If you don’t have a prenup, the determination of what is separate and what is community property often requires investigations involving use of forensic accountants that can trace dates of purchase, purchase prices, contributions, and increases or decreases in value over time. In high-asset cases, the accounting and legal fees over these matters can run into the hundreds of thousands, in addition to the time required to complete the investigations. Moreover, earnings are community property. If you married without a prenup and earned $50,000,000 during your marriage, that entire sum would be community property, and so would be anything purchased with that property.
A prenup can regulate all aspects of how to separate and community property assets and liabilities are treated. In the case of a financially independent couple with their own resources, a prenup can provide that all income, assets, and debts acquired or incurred remain separate property. On the other hand, a couple might agree that all property accumulated during the marriage remains community property, but that certain property brought into the marriage, such as family businesses or funds, always remains separate. Since each situation is different, a prenup should be carefully tailored to meet the circumstances of each couple.

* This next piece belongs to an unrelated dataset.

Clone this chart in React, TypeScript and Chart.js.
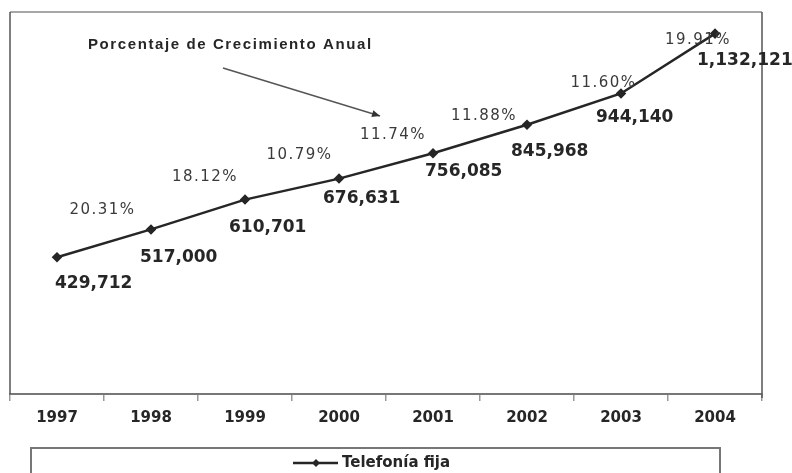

When Steven Spielberg and actress Amy Irving divorced after four years, she argued that their prenup, which was written on the back of a napkin, was not enforceable because she was not represented by an attorney. The judge agreed and she received a $100 million settlement. When Spielberg married Kate Capshaw, both were represented by attorneys. A prenuptial agreement is a legally binding contract, complex and sophisticated document, that can significantly affect your financial future should your marriage end in death or divorce. A lawyer is strongly recommended in order to obtain a legally binding document that will be upheld in court. Moreover, if challenged, the opportunity for both parties to obtain legal counsel will be one of the factors which will determine the outcome.